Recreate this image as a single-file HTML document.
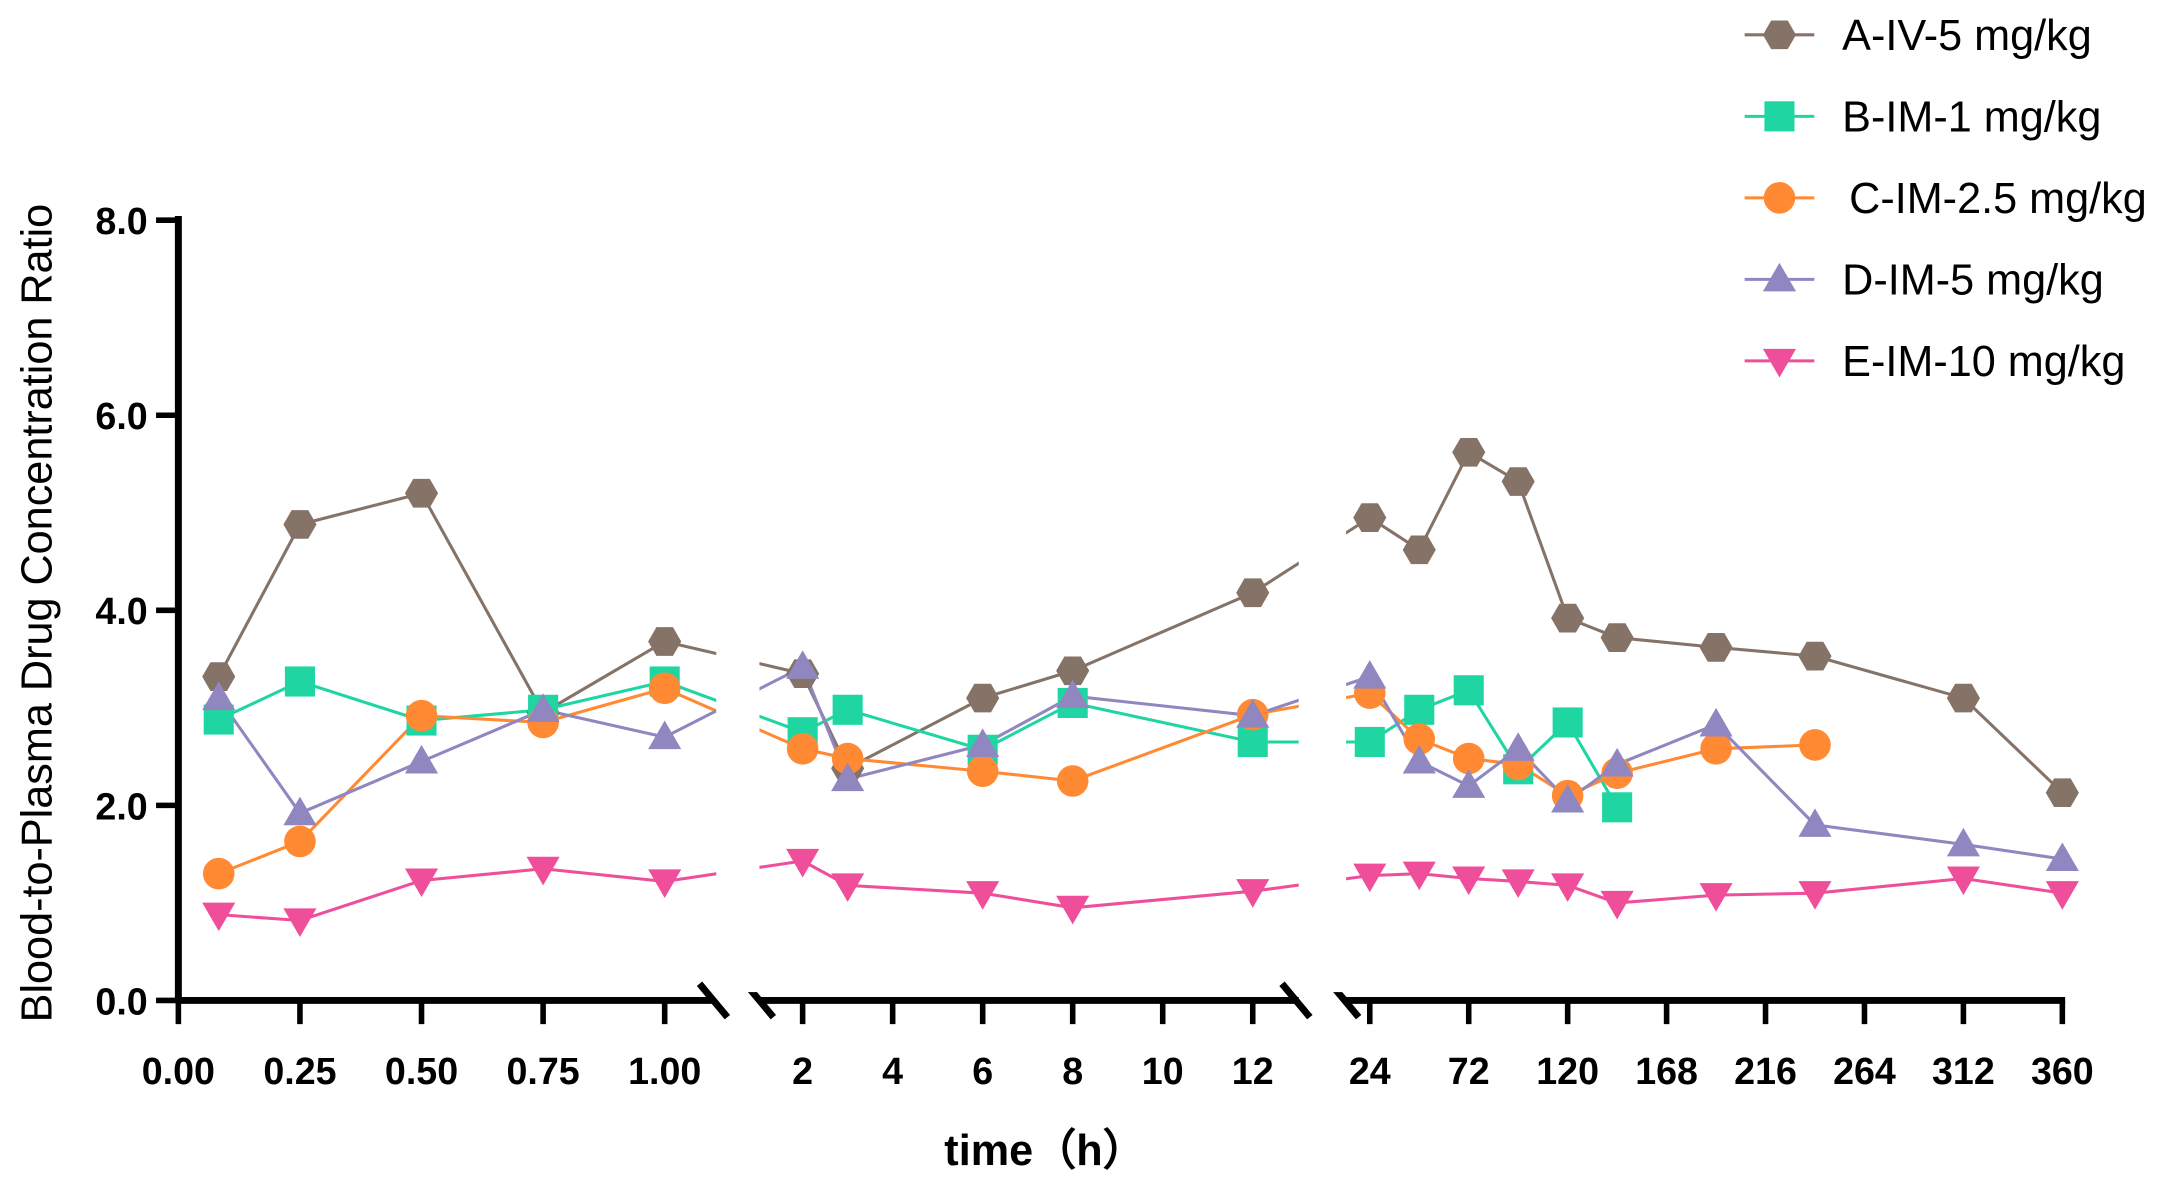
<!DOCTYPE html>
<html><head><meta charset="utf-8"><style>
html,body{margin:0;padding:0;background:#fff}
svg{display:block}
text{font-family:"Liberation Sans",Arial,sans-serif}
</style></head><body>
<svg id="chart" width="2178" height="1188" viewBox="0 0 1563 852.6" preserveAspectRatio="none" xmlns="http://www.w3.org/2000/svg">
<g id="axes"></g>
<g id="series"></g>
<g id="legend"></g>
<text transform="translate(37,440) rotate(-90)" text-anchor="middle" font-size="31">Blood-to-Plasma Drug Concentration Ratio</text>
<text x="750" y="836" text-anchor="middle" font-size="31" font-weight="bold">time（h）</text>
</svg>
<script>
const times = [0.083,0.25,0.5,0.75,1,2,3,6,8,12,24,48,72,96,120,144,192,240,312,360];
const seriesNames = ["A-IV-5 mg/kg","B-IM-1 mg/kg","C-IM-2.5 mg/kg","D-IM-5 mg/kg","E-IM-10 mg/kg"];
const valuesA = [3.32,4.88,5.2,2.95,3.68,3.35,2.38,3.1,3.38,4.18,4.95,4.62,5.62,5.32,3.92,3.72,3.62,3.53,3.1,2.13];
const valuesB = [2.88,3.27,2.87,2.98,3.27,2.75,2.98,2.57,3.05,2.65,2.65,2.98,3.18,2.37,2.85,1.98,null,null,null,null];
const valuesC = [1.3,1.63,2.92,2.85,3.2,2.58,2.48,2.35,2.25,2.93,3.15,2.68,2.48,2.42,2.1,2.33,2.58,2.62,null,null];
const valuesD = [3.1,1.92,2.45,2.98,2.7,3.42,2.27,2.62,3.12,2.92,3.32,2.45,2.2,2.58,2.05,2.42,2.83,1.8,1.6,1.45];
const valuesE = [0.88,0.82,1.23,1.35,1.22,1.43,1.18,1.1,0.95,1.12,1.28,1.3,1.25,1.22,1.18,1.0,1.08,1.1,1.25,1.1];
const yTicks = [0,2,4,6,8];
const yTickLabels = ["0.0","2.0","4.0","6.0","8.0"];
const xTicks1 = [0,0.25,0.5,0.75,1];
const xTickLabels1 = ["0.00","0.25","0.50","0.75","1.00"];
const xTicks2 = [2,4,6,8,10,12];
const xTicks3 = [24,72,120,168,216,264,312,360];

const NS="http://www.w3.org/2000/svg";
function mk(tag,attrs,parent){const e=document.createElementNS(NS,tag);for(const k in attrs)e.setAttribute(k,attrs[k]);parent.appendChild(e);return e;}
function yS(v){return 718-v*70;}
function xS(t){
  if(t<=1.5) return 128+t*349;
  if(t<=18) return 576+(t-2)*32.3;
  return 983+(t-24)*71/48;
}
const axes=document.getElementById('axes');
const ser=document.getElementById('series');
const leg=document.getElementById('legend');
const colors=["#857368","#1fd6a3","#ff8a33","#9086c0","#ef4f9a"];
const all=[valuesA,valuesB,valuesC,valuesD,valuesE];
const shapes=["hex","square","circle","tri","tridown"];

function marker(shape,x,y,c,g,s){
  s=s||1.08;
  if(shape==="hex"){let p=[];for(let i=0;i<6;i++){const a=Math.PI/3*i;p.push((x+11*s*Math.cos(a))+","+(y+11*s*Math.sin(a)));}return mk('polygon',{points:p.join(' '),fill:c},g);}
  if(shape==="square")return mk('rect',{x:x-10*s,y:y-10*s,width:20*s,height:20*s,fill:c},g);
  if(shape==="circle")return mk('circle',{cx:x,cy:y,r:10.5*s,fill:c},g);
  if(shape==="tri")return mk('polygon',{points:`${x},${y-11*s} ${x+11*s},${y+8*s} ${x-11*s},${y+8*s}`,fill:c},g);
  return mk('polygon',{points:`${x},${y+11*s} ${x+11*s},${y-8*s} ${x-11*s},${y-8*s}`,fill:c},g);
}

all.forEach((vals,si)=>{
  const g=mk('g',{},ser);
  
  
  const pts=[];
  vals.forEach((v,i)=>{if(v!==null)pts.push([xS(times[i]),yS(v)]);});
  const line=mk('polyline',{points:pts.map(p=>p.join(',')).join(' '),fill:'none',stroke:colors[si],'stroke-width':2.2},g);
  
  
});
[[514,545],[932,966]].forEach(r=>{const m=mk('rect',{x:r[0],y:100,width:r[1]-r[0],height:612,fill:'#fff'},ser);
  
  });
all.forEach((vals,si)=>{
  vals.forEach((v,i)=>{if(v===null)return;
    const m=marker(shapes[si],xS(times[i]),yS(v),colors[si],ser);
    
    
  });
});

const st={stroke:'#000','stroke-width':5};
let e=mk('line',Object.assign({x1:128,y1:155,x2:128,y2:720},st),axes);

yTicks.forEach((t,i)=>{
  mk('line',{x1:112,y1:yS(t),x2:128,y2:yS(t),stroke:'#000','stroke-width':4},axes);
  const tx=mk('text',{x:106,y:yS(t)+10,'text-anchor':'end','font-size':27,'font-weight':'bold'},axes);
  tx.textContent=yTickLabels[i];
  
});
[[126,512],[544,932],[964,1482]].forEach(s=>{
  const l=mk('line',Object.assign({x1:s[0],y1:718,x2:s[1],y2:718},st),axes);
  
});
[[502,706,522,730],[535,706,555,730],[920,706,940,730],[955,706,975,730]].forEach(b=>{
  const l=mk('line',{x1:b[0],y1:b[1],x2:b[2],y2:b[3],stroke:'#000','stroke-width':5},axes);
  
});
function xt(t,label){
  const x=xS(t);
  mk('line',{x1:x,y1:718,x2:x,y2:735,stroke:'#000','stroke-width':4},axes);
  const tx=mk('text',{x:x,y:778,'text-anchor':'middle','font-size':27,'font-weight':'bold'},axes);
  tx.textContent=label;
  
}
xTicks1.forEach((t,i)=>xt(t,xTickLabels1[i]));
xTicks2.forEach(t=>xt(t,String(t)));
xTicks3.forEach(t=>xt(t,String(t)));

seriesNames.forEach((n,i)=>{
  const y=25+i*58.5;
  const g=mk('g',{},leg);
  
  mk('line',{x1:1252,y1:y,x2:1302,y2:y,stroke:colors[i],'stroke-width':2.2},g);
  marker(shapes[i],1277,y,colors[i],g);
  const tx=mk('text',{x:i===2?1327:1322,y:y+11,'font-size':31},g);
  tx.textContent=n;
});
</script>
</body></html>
------------------------------------------------
- [REQUIRED WORK] Return each line from the material above exactly, but not the pictures.

- [REPLY TO THE TASK]
Recreate this image as a single-file HTML document.
<!DOCTYPE html>
<html><head><meta charset="utf-8"><style>
html,body{margin:0;padding:0;background:#fff}
svg{display:block}
text{font-family:"Liberation Sans",Arial,sans-serif}
</style></head><body>
<svg id="chart" width="2178" height="1188" viewBox="0 0 1563 852.6" preserveAspectRatio="none" xmlns="http://www.w3.org/2000/svg">
<g id="axes"></g>
<g id="series"></g>
<g id="legend"></g>
<text transform="translate(37,440) rotate(-90)" text-anchor="middle" font-size="31">Blood-to-Plasma Drug Concentration Ratio</text>
<text x="750" y="836" text-anchor="middle" font-size="31" font-weight="bold">time（h）</text>
</svg>
<script>
const times = [0.083,0.25,0.5,0.75,1,2,3,6,8,12,24,48,72,96,120,144,192,240,312,360];
const seriesNames = ["A-IV-5 mg/kg","B-IM-1 mg/kg","C-IM-2.5 mg/kg","D-IM-5 mg/kg","E-IM-10 mg/kg"];
const valuesA = [3.32,4.88,5.2,2.95,3.68,3.35,2.38,3.1,3.38,4.18,4.95,4.62,5.62,5.32,3.92,3.72,3.62,3.53,3.1,2.13];
const valuesB = [2.88,3.27,2.87,2.98,3.27,2.75,2.98,2.57,3.05,2.65,2.65,2.98,3.18,2.37,2.85,1.98,null,null,null,null];
const valuesC = [1.3,1.63,2.92,2.85,3.2,2.58,2.48,2.35,2.25,2.93,3.15,2.68,2.48,2.42,2.1,2.33,2.58,2.62,null,null];
const valuesD = [3.1,1.92,2.45,2.98,2.7,3.42,2.27,2.62,3.12,2.92,3.32,2.45,2.2,2.58,2.05,2.42,2.83,1.8,1.6,1.45];
const valuesE = [0.88,0.82,1.23,1.35,1.22,1.43,1.18,1.1,0.95,1.12,1.28,1.3,1.25,1.22,1.18,1.0,1.08,1.1,1.25,1.1];
const yTicks = [0,2,4,6,8];
const yTickLabels = ["0.0","2.0","4.0","6.0","8.0"];
const xTicks1 = [0,0.25,0.5,0.75,1];
const xTickLabels1 = ["0.00","0.25","0.50","0.75","1.00"];
const xTicks2 = [2,4,6,8,10,12];
const xTicks3 = [24,72,120,168,216,264,312,360];

const NS="http://www.w3.org/2000/svg";
function mk(tag,attrs,parent){const e=document.createElementNS(NS,tag);for(const k in attrs)e.setAttribute(k,attrs[k]);parent.appendChild(e);return e;}
function yS(v){return 718-v*70;}
function xS(t){
  if(t<=1.5) return 128+t*349;
  if(t<=18) return 576+(t-2)*32.3;
  return 983+(t-24)*71/48;
}
const axes=document.getElementById('axes');
const ser=document.getElementById('series');
const leg=document.getElementById('legend');
const colors=["#857368","#1fd6a3","#ff8a33","#9086c0","#ef4f9a"];
const all=[valuesA,valuesB,valuesC,valuesD,valuesE];
const shapes=["hex","square","circle","tri","tridown"];

function marker(shape,x,y,c,g,s){
  s=s||1.08;
  if(shape==="hex"){let p=[];for(let i=0;i<6;i++){const a=Math.PI/3*i;p.push((x+11*s*Math.cos(a))+","+(y+11*s*Math.sin(a)));}return mk('polygon',{points:p.join(' '),fill:c},g);}
  if(shape==="square")return mk('rect',{x:x-10*s,y:y-10*s,width:20*s,height:20*s,fill:c},g);
  if(shape==="circle")return mk('circle',{cx:x,cy:y,r:10.5*s,fill:c},g);
  if(shape==="tri")return mk('polygon',{points:`${x},${y-11*s} ${x+11*s},${y+8*s} ${x-11*s},${y+8*s}`,fill:c},g);
  return mk('polygon',{points:`${x},${y+11*s} ${x+11*s},${y-8*s} ${x-11*s},${y-8*s}`,fill:c},g);
}

all.forEach((vals,si)=>{
  const g=mk('g',{},ser);
  
  
  const pts=[];
  vals.forEach((v,i)=>{if(v!==null)pts.push([xS(times[i]),yS(v)]);});
  const line=mk('polyline',{points:pts.map(p=>p.join(',')).join(' '),fill:'none',stroke:colors[si],'stroke-width':2.2},g);
  
  
});
[[514,545],[932,966]].forEach(r=>{const m=mk('rect',{x:r[0],y:100,width:r[1]-r[0],height:612,fill:'#fff'},ser);
  
  });
all.forEach((vals,si)=>{
  vals.forEach((v,i)=>{if(v===null)return;
    const m=marker(shapes[si],xS(times[i]),yS(v),colors[si],ser);
    
    
  });
});

const st={stroke:'#000','stroke-width':5};
let e=mk('line',Object.assign({x1:128,y1:155,x2:128,y2:720},st),axes);

yTicks.forEach((t,i)=>{
  mk('line',{x1:112,y1:yS(t),x2:128,y2:yS(t),stroke:'#000','stroke-width':4},axes);
  const tx=mk('text',{x:106,y:yS(t)+10,'text-anchor':'end','font-size':27,'font-weight':'bold'},axes);
  tx.textContent=yTickLabels[i];
  
});
[[126,512],[544,932],[964,1482]].forEach(s=>{
  const l=mk('line',Object.assign({x1:s[0],y1:718,x2:s[1],y2:718},st),axes);
  
});
[[502,706,522,730],[535,706,555,730],[920,706,940,730],[955,706,975,730]].forEach(b=>{
  const l=mk('line',{x1:b[0],y1:b[1],x2:b[2],y2:b[3],stroke:'#000','stroke-width':5},axes);
  
});
function xt(t,label){
  const x=xS(t);
  mk('line',{x1:x,y1:718,x2:x,y2:735,stroke:'#000','stroke-width':4},axes);
  const tx=mk('text',{x:x,y:778,'text-anchor':'middle','font-size':27,'font-weight':'bold'},axes);
  tx.textContent=label;
  
}
xTicks1.forEach((t,i)=>xt(t,xTickLabels1[i]));
xTicks2.forEach(t=>xt(t,String(t)));
xTicks3.forEach(t=>xt(t,String(t)));

seriesNames.forEach((n,i)=>{
  const y=25+i*58.5;
  const g=mk('g',{},leg);
  
  mk('line',{x1:1252,y1:y,x2:1302,y2:y,stroke:colors[i],'stroke-width':2.2},g);
  marker(shapes[i],1277,y,colors[i],g);
  const tx=mk('text',{x:i===2?1327:1322,y:y+11,'font-size':31},g);
  tx.textContent=n;
});
</script>
</body></html>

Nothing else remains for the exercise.